- Associated Press - Friday, July 21, 2017

TRENTON, Mo. (AP) - Archers refer to the device as a kisser button, and Hannah Persell’s had fallen off.

And just days before the national competition.

True, many who wield a bow do not use a kisser button, a small plastic attachment to the string that provides an anchor point during the draw. The kisser button, pulled back against the archer’s lip, signals consistency. If the anchor point wanders, that spells trouble.

Hannah regarded this as much a mental setback as a physical one. More than half her life, the teenager has pulled on a bowstring. In competitions, she learned that what happens in her head matters as much as what happens with the rest of her body.

“You can either think, ‘Oh, that happened and I’m going to fix it,’ or ‘That happened and that’s why I’m going to do bad,’” she said. “It’s like any sport or competition. You just have to have the right attitude.”



This fix-it formula has worked for the Trenton High School senior, who got her first bow for Christmas at age 7. Now 17, Hannah has competed four times at the 4-H Shooting Sports National Championships.

Last month, she took part on the Missouri recurve archery team, which finished first in the nation, the St. Joseph News-Press (https://bit.ly/2vujAZo ) reported.

In addition, Hannah serves as a shooting sports ambassador for 4-H, the 115-year-old youth development organization. With this, she helped emcee the awards ceremony on the final night of the event in Grand Island, Nebraska.

Her first trip to the championships, in 2014, required a different sort of fix. Before Hannah could try out for compound bow team, she broke her arm.

Instead, she earned a place on the hunting skills team, which has a knowledge-based component (wildlife identification, field decision-making) to go with three shooting components, archery, shotgun clays and small-bore rifle.

She finished second overall, about .13 points behind the champion.

“That first year at nationals, that was the game-changer for me,” Hannah said. “I was wanting to try more disciplines, because I wanted to keep going back to nationals.”

In 2015, the teenager competed in small-bore rifles, and the Missouri team finished fifth overall. In 2016, Hannah took part on the muzzleloading rifle team, which finished first nationally.

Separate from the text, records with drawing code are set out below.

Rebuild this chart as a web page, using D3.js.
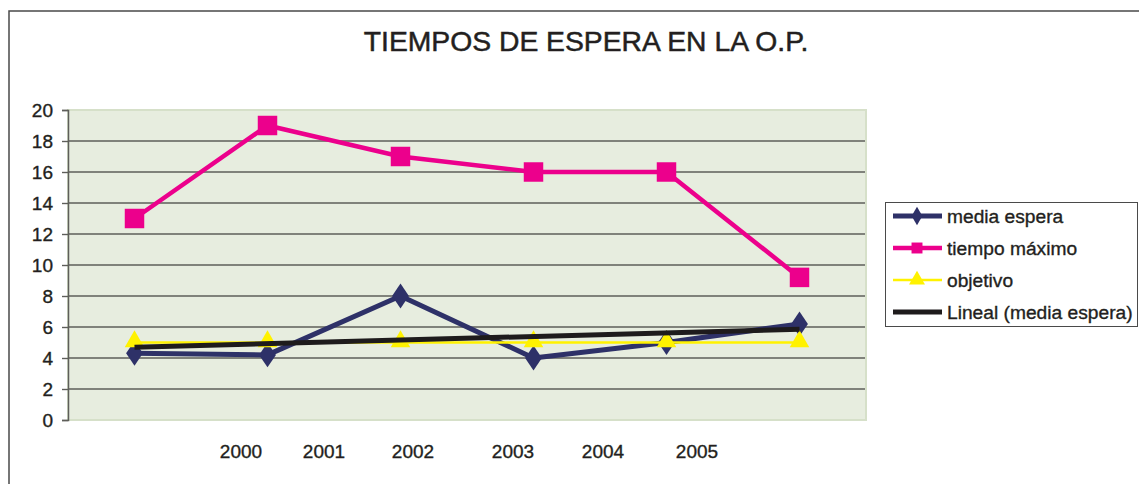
<!DOCTYPE html>
<html>
<head>
<meta charset="utf-8">
<script src="https://cdn.jsdelivr.net/npm/d3@7"></script>
<style>
  body { margin: 0; background: #fff; }
  text { font-family: "Liberation Sans", Arial, sans-serif; fill: #231f20; stroke: #231f20; stroke-width: 0.35px; }
</style>
</head>
<body>
<svg id="grafico" width="1139" height="484"></svg>
<script>
// Datos
var puntos = [1, 2, 3, 4, 5, 6];
var mediaEspera = [4.3, 4.2, 8, 4, 5, 6.2];
var tiempoMaximo = [13, 19, 17, 16, 16, 9.2];
var objetivo = [5, 5, 5, 5, 5, 5];
var tendencia = [4.7, 5.85]; // Lineal (media espera), valores en el primer y ultimo punto
var etiquetasX = ["2000", "2001", "2002", "2003", "2004", "2005"];
var ticksY = [0, 2, 4, 6, 8, 10, 12, 14, 16, 18, 20];

// Posiciones de las etiquetas del eje x (estan desplazadas en el original)
var posEtiquetasX = [241, 324, 413, 513, 603, 697];

var svg = d3.select("#grafico");

// Marco exterior
svg.append("path")
  .attr("d", "M9,484 L9,11 L1139,11")
  .attr("fill", "none")
  .attr("stroke", "#4a4a4a")
  .attr("stroke-width", 1.5);

// Titulo
svg.append("text")
  .attr("x", 586)
  .attr("y", 51)
  .attr("text-anchor", "middle")
  .style("font-size", "28.3px")
  .style("stroke-width", "0.5px")
  .text("TIEMPOS DE ESPERA EN LA O.P.");

var margen = { left: 68, right: 866, top: 110, bottom: 420 };

var x = d3.scaleBand()
  .domain(puntos)
  .range([margen.left, margen.right])
  .padding(0);

var y = d3.scaleLinear()
  .domain([0, 20])
  .range([margen.bottom, margen.top]);

function cx(d, i) { return x(puntos[i]) + x.bandwidth() / 2; }

// Fondo del area de trazado
svg.append("rect")
  .attr("x", margen.left)
  .attr("y", margen.top)
  .attr("width", margen.right - margen.left)
  .attr("height", margen.bottom - margen.top)
  .attr("fill", "#e7eddf")
  .attr("stroke", "#d6e0c9")
  .attr("stroke-width", 2);

// Lineas de division
svg.selectAll(".grid")
  .data(ticksY.filter(function (d) { return d > 0 && d < 20; }))
  .enter().append("line")
  .attr("class", "grid")
  .attr("x1", margen.left)
  .attr("x2", margen.right - 1)
  .attr("y1", function (d) { return y(d); })
  .attr("y2", function (d) { return y(d); })
  .attr("stroke", "#5e5e5a")
  .attr("stroke-width", 1.4);

// Eje y
var ejeY = svg.append("g")
  .attr("transform", "translate(" + margen.left + ",0)")
  .call(d3.axisLeft(y).tickValues(ticksY).tickSize(6).tickPadding(9));
ejeY.select(".domain").attr("stroke", "#5e5e5a").attr("stroke-width", 1.5);
ejeY.selectAll(".tick line").attr("stroke", "#5e5e5a").attr("stroke-width", 1.4);
ejeY.selectAll(".tick text")
  .style("font-size", "19px")
  .style("font-family", "'Liberation Sans', Arial, sans-serif")
  .attr("fill", "#231f20");

// Etiquetas del eje x
svg.selectAll(".etiquetaX")
  .data(etiquetasX)
  .enter().append("text")
  .attr("class", "etiquetaX")
  .attr("x", function (d, i) { return posEtiquetasX[i]; })
  .attr("y", 458)
  .attr("text-anchor", "middle")
  .style("font-size", "19px")
  .text(function (d) { return d; });

var linea = d3.line()
  .x(cx)
  .y(function (d) { return y(d); });

var diamante = d3.symbol().type(d3.symbolDiamond).size(210);
var cuadrado = d3.symbol().type(d3.symbolSquare).size(380);
var triangulo = d3.symbol().type(d3.symbolTriangle).size(165);

// media espera
svg.append("path")
  .datum(mediaEspera)
  .attr("d", linea)
  .attr("fill", "none")
  .attr("stroke", "#2e3168")
  .attr("stroke-width", 5)
  .attr("stroke-linejoin", "round");
svg.selectAll(".media")
  .data(mediaEspera)
  .enter().append("path")
  .attr("class", "media")
  .attr("d", diamante)
  .attr("transform", function (d, i) { return "translate(" + cx(d, i) + "," + y(d) + ") scale(1.08,0.92)"; })
  .attr("fill", "#2e3168");

// tiempo maximo
svg.append("path")
  .datum(tiempoMaximo)
  .attr("d", linea)
  .attr("fill", "none")
  .attr("stroke", "#ec008c")
  .attr("stroke-width", 4.5);
svg.selectAll(".maximo")
  .data(tiempoMaximo)
  .enter().append("path")
  .attr("class", "maximo")
  .attr("d", cuadrado)
  .attr("transform", function (d, i) { return "translate(" + cx(d, i) + "," + y(d) + ")"; })
  .attr("fill", "#ec008c");

// objetivo
svg.append("path")
  .datum(objetivo)
  .attr("d", linea)
  .attr("fill", "none")
  .attr("stroke", "#fff200")
  .attr("stroke-width", 2.5);
svg.selectAll(".objetivo")
  .data(objetivo)
  .enter().append("path")
  .attr("class", "objetivo")
  .attr("d", triangulo)
  .attr("transform", function (d, i) { return "translate(" + cx(d, i) + "," + (y(d) - 1) + ")"; })
  .attr("fill", "#fff200");

// Lineal (media espera)
var primero = puntos[0], ultimo = puntos[puntos.length - 1];
svg.append("line")
  .attr("x1", x(primero) + x.bandwidth() / 2)
  .attr("x2", x(ultimo) + x.bandwidth() / 2)
  .attr("y1", y(tendencia[0]))
  .attr("y2", y(tendencia[1]))
  .attr("stroke", "#1e1b1c")
  .attr("stroke-width", 5);

// Leyenda
var leyenda = svg.append("g");
leyenda.append("rect")
  .attr("x", 885.5)
  .attr("y", 202.5)
  .attr("width", 252)
  .attr("height", 124)
  .attr("fill", "#fff")
  .attr("stroke", "#4a4a4a")
  .attr("stroke-width", 1);

var series = [
  { nombre: "media espera", color: "#2e3168", ancho: 5, simbolo: d3.symbol().type(d3.symbolDiamond).size(100) },
  { nombre: "tiempo máximo", color: "#ec008c", ancho: 4.5, simbolo: d3.symbol().type(d3.symbolSquare).size(120) },
  { nombre: "objetivo", color: "#fff200", ancho: 2.5, simbolo: d3.symbol().type(d3.symbolTriangle).size(110) },
  { nombre: "Lineal (media espera)", color: "#1e1b1c", ancho: 5, simbolo: null }
];

var filas = leyenda.selectAll(".fila")
  .data(series)
  .enter().append("g")
  .attr("class", "fila")
  .attr("transform", function (d, i) { return "translate(0," + (216 + i * 32) + ")"; });

filas.append("line")
  .attr("x1", 893)
  .attr("x2", 942)
  .attr("stroke", function (d) { return d.color; })
  .attr("stroke-width", function (d) { return d.ancho; });

filas.filter(function (d) { return d.simbolo; })
  .append("path")
  .attr("d", function (d) { return d.simbolo(); })
  .attr("transform", "translate(917,0)")
  .attr("fill", function (d) { return d.color; });

filas.append("text")
  .attr("x", 947)
  .attr("dy", "0.35em")
  .style("font-size", "19.2px")
  .text(function (d) { return d.nombre; });
</script>
</body>
</html>
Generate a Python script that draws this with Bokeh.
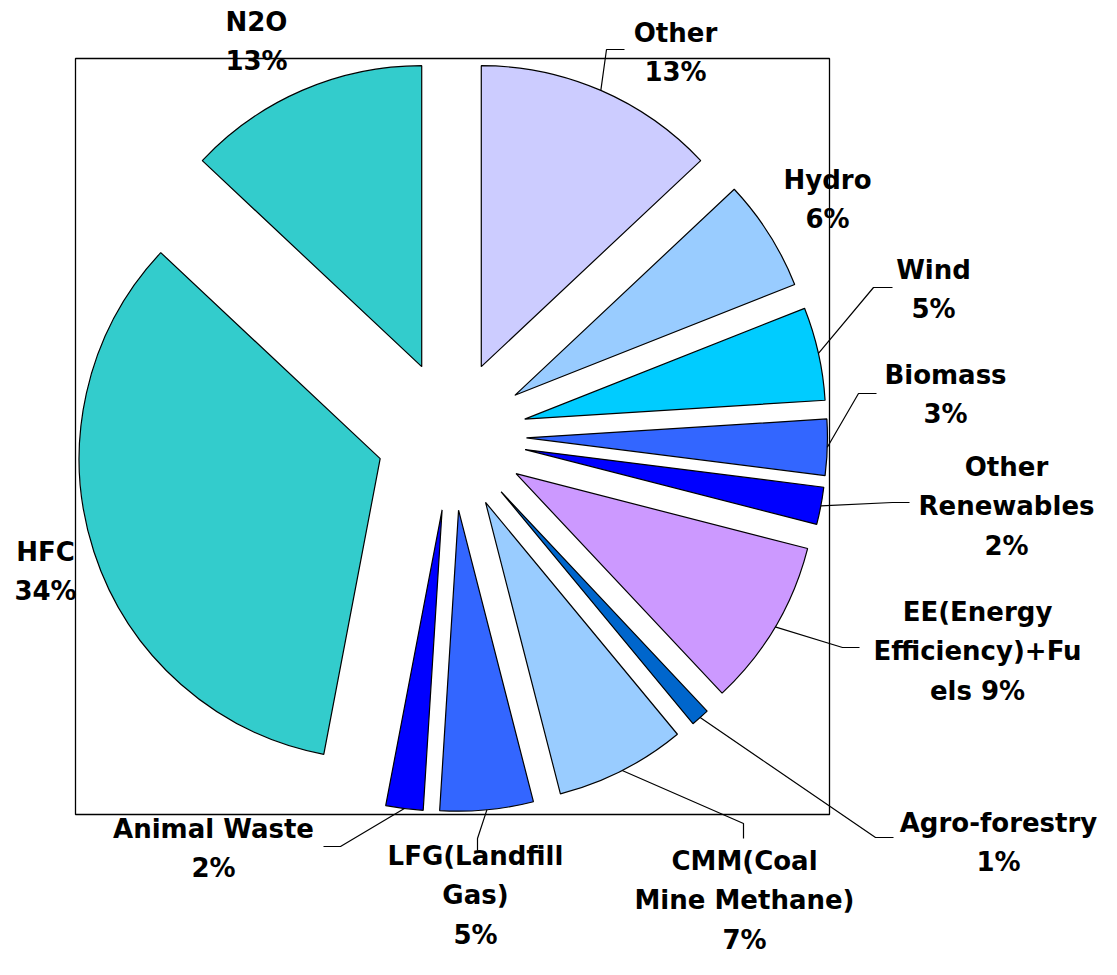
import math
from bokeh.plotting import figure
from bokeh.models import Range1d, ColumnDataSource
from bokeh.embed import file_html
from bokeh.resources import INLINE
from bokeh.core.properties import value

# ---------------- data ----------------
categories = ["Other", "Hydro", "Wind", "Biomass", "Other\nRenewables",
              "EE(Energy\nEfficiency)+Fu\nels", "Agro-forestry",
              "CMM(Coal\nMine Methane)", "LFG(Landfill\nGas)", "Animal Waste",
              "HFC", "N2O"]
shares = [13, 6, 5, 3, 2, 9, 1, 7, 5, 2, 34, 13]
pct_sep = ["\n", "\n", "\n", "\n", "\n", " ", "\n", "\n", "\n", "\n", "\n", "\n"]
colors = ["#CCCCFF", "#99CCFF", "#00CCFF", "#3366FF", "#0000FF", "#CC99FF",
          "#0066CC", "#99CCFF", "#3366FF", "#0000FF", "#33CCCC", "#33CCCC"]

# ---------------- layout (picture pixels) ----------------
W, H = 1101, 959
SCREEN_H = 975
CX, CY = 451, 435          # pie centre
RADIUS = 301
EXPLODE = 75
FRAME = (75, 58, 829, 814)  # left, top, right, bottom

label_pos = [(675, 52), (827, 199), (933, 289), (945, 394), (1006, 506),
             (977, 651), (998, 842), (744, 900), (475, 895), (213, 848),
             (45, 571), (256, 41)]
leader_pts = [[(606, 49), (624, 49)], None, [(873, 287), (892, 287)],
              [(858, 393), (876, 393)], [(892, 502), (909, 502)],
              [(842, 647), (859, 647)], [(875, 837), (893, 837)],
              [(743, 823), (743, 838)], [(477, 838), (477, 850)],
              [(340, 846), (323, 846)], None, None]


def fy(y):
    return SCREEN_H - y


p = figure(width=W, height=H, output_backend="svg", toolbar_location=None,
           x_range=Range1d(0, W), y_range=Range1d(SCREEN_H - H, SCREEN_H),
           min_border=0, outline_line_color=None)
p.axis.visible = False
p.grid.visible = False
p.background_fill_color = "white"
p.border_fill_color = "white"

# plot-area frame
l, t, r, b = FRAME
p.quad(left=[l], right=[r], top=[fy(t)], bottom=[fy(b)], fill_color=None,
       line_color="black", line_width=1.3)

total = sum(shares)
xs, ys, sa, ea, mids = [], [], [], [], []
cum = 0.0
for v in shares:
    f0 = cum / total
    f1 = (cum + v) / total
    fm = (f0 + f1) / 2
    cum += v
    mid = math.pi / 2 - 2 * math.pi * fm
    xs.append(CX + EXPLODE * math.cos(mid))
    ys.append(fy(CY) + EXPLODE * math.sin(mid))
    sa.append(math.pi / 2 - 2 * math.pi * f0)
    ea.append(math.pi / 2 - 2 * math.pi * f1)
    mids.append(mid)

src = ColumnDataSource(dict(x=xs, y=ys, start=sa, end=ea, color=colors))
p.wedge(x="x", y="y", radius=RADIUS, start_angle="start", end_angle="end",
        direction="clock", fill_color="color", line_color="black",
        line_width=1.2, source=src)

# leader lines
for i, pts in enumerate(leader_pts):
    if pts is None:
        continue
    sx = xs[i] + RADIUS * math.cos(mids[i])
    sy = ys[i] + RADIUS * math.sin(mids[i])
    lx = [sx] + [q[0] for q in pts]
    ly = [sy] + [fy(q[1]) for q in pts]
    p.line(lx, ly, line_color="black", line_width=1.2)

labels = [c + s + f"{v}%" for c, s, v in zip(categories, pct_sep, shares)]
lsrc = ColumnDataSource(dict(x=[q[0] for q in label_pos],
                             y=[fy(q[1]) for q in label_pos], text=labels))
p.text(x="x", y="y", text="text", source=lsrc, text_align="center",
       text_baseline="middle", text_font=value("DejaVu Sans"),
       text_font_style="bold", text_font_size="26px", text_color="black",
       text_line_height=1.31)

open("out.html", "w").write(file_html(p, INLINE))
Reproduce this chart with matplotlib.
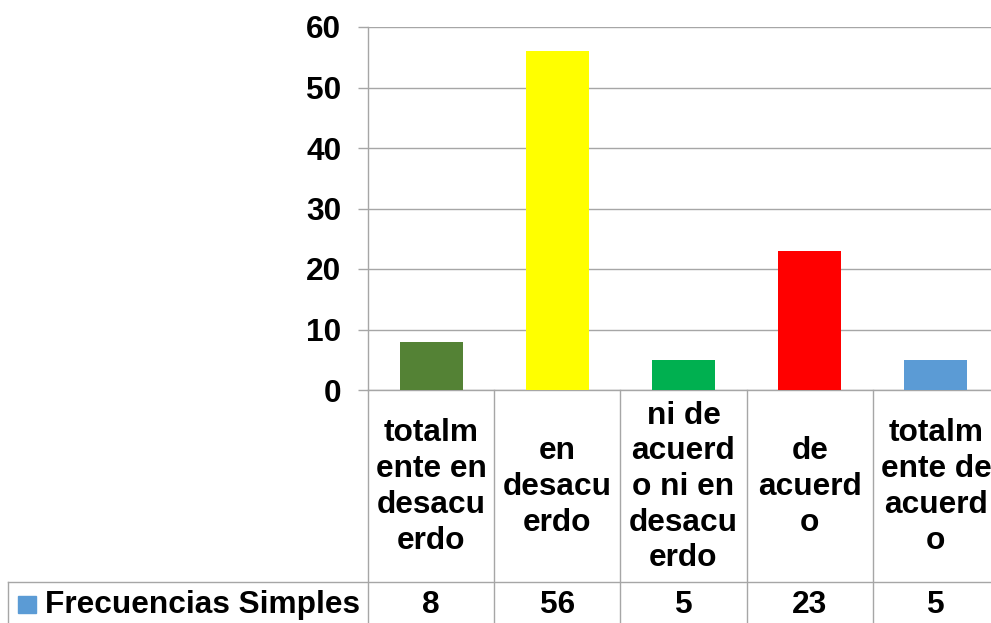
import matplotlib
matplotlib.use("Agg")
import matplotlib.pyplot as plt
from matplotlib.transforms import blended_transform_factory
from matplotlib.patches import Rectangle
from matplotlib.lines import Line2D

categories = ["totalm\nente en\ndesacu\nerdo", "en\ndesacu\nerdo", "ni de\nacuerd\no ni en\ndesacu\nerdo",
              "de\nacuerd\no", "totalm\nente de\nacuerd\no"]
values = [8, 56, 5, 23, 5]
colors = ["#548235", "#FFFF00", "#00B050", "#FF0000", "#5B9BD5"]
series_name = "Frecuencias Simples"
yticks = [0, 10, 20, 30, 40, 50, 60]

plt.rcParams['font.family'] = ['Liberation Sans', 'DejaVu Sans']
W, H = 991, 623
GRID = "#A6A6A6"
FS = 22.8

def fy(py):
    return 1 - py / H

fig = plt.figure(figsize=(W / 100, H / 100), dpi=100)
ax = fig.add_axes([368 / W, fy(390), (999 - 368) / W, (390 - 27) / H])
x = list(range(len(values)))
ax.bar(x, values, width=0.5, color=colors, zorder=3)
ax.set_xlim(-0.5, len(values) - 0.5)
ax.set_ylim(0, 60)
ax.set_yticks(yticks)
ax.set_yticklabels([str(t) for t in yticks], fontsize=FS, fontweight='bold')
ax.set_xticks([])
ax.grid(axis='y', color=GRID, linewidth=1, zorder=0)
for s in ['top', 'right']:
    ax.spines[s].set_visible(False)
for s in ['left', 'bottom']:
    ax.spines[s].set_color(GRID)
    ax.spines[s].set_linewidth(1)
ax.tick_params(axis='y', length=7.2, width=1, color=GRID, pad=12)

trans = blended_transform_factory(ax.transData, fig.transFigure)
# vertical table lines
for i in range(len(values) + 1):
    fig.add_artist(Line2D([i - 0.5, i - 0.5], [fy(390), fy(623)], transform=trans,
                          color=GRID, linewidth=1))
# horizontal line above values row
fig.add_artist(Line2D([8 / W, 1], [fy(582), fy(582)], transform=fig.transFigure,
                      color=GRID, linewidth=1))
fig.add_artist(Line2D([8 / W, 8 / W], [fy(582), fy(623)], transform=fig.transFigure,
                      color=GRID, linewidth=1))

for i, (c, v) in enumerate(zip(categories, values)):
    fig.text(i, fy(487), c, transform=trans, ha='center', va='center',
             fontsize=FS, fontweight='bold', linespacing=1.25)
    fig.text(i, fy(605), str(v), transform=trans, ha='center', va='center',
             fontsize=FS, fontweight='bold')

fig.add_artist(Rectangle((18 / W, fy(613)), 18 / W, 17 / H, transform=fig.transFigure,
                         color=colors[4]))
fig.text(45 / W, fy(605), series_name, ha='left', va='center', fontsize=FS, fontweight='bold')

fig.savefig("out.png", dpi=100)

“Outdoorsy” . that’s how Hannah describes her growing up. Her father, Shane, began taking her hunting as a preschooler. Her mother, Anna, has since 1994 has been a natural resource manager at Missouri state parks.

At each of the family’s stops - Weston Bend, Big Lake, Knob Noster - Hannah furthered her outdoor education. That continues at Crowder State Park, where the Persells live on the grounds.

Hannah joined 4-H at age 8, and she credits the organization with much more than her shooting acumen.

“When I was younger, my mother put me in everything . Girl Scouts, cheerleading, soccer. I thought (4-H) is just another one of those things,” she recalled.

The girl was shy, and a trip to Walmart would become an exercise in avoiding eye contact. “My mom would say, ‘Hannah, you have to talk to these people,’” she recalled. “Now, it’s like the complete opposite. We’ll be walking through some random grocery store and I’ll be talking to some stranger.”

This particular life skill has borne fruit at the national championships, where she had to speak in front of more than 1,000 people at the awards ceremony two weeks ago. It pays off this week as she attends an FFA leadership conference in Washington, D.C.

Last summer, Hannah was one of 30 high school students chosen for the Missouri Department of Agriculture’s Agribusiness Academy. Also last year, she got picked to attend the Missouri Youth Civic Leadership Summit, sponsored in part by 4-H.

In all her endeavors, including her plans to study agribusiness marketing after finishing high school next spring, Hannah recognizes that dealing with challenges in archery and firearms competitions can strengthen you for life’s other tests.

“If you go in with the thought process of, ‘I’m going to struggle today,’ you’re going to have difficulty,” the teenager said.

As a philosophy, that seems right on target.